▸ Task brief: It is required that the lines from the top of the listing through the line with "ax = fig.add_axes([0.1494, 0.1439, 0.8211, 0.8207])" be reproduced exactly, excluding pictures.

▸ Raw data:
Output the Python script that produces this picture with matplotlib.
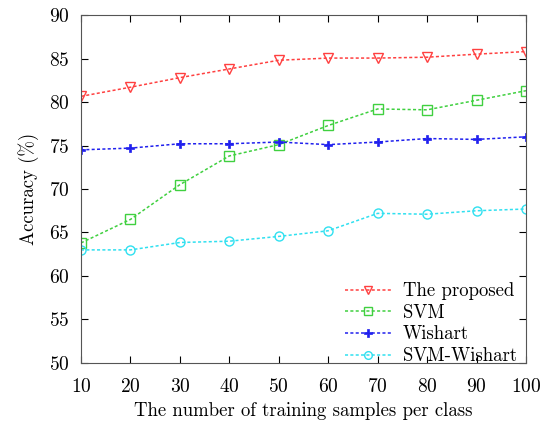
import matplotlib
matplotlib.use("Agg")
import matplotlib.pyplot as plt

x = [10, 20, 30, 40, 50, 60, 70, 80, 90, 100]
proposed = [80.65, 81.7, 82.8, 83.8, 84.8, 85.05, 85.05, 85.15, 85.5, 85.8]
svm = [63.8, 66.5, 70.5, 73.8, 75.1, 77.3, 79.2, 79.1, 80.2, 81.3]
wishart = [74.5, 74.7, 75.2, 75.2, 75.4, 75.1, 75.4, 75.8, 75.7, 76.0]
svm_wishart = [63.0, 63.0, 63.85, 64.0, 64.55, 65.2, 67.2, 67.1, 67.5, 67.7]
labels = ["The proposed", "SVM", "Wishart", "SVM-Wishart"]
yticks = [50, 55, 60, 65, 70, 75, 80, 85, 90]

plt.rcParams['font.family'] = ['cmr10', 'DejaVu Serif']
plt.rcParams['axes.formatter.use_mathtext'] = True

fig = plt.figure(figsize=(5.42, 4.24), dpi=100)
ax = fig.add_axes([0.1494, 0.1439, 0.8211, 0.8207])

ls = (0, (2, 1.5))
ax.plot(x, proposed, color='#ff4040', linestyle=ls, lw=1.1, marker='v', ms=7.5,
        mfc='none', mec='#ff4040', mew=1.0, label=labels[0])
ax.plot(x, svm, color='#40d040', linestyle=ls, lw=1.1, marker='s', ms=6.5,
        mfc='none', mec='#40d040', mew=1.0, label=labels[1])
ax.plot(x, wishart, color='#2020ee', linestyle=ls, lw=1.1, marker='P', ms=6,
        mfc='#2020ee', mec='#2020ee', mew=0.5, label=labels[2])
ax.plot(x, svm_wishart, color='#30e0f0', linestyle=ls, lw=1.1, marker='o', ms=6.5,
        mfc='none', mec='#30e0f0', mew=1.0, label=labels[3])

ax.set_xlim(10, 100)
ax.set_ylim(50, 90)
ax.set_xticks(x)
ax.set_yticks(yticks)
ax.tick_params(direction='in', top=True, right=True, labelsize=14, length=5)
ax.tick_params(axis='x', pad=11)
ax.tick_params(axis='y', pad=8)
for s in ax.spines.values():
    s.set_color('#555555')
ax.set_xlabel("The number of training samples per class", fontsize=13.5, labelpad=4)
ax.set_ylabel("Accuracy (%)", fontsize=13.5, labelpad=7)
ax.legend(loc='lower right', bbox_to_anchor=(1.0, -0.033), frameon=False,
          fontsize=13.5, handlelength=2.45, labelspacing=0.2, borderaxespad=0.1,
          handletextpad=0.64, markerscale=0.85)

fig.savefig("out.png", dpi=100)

▸ Finished exercise:
Output the Python script that produces this picture with matplotlib.
import matplotlib
matplotlib.use("Agg")
import matplotlib.pyplot as plt

x = [10, 20, 30, 40, 50, 60, 70, 80, 90, 100]
proposed = [80.65, 81.7, 82.8, 83.8, 84.8, 85.05, 85.05, 85.15, 85.5, 85.8]
svm = [63.8, 66.5, 70.5, 73.8, 75.1, 77.3, 79.2, 79.1, 80.2, 81.3]
wishart = [74.5, 74.7, 75.2, 75.2, 75.4, 75.1, 75.4, 75.8, 75.7, 76.0]
svm_wishart = [63.0, 63.0, 63.85, 64.0, 64.55, 65.2, 67.2, 67.1, 67.5, 67.7]
labels = ["The proposed", "SVM", "Wishart", "SVM-Wishart"]
yticks = [50, 55, 60, 65, 70, 75, 80, 85, 90]

plt.rcParams['font.family'] = ['cmr10', 'DejaVu Serif']
plt.rcParams['axes.formatter.use_mathtext'] = True

fig = plt.figure(figsize=(5.42, 4.24), dpi=100)
ax = fig.add_axes([0.1494, 0.1439, 0.8211, 0.8207])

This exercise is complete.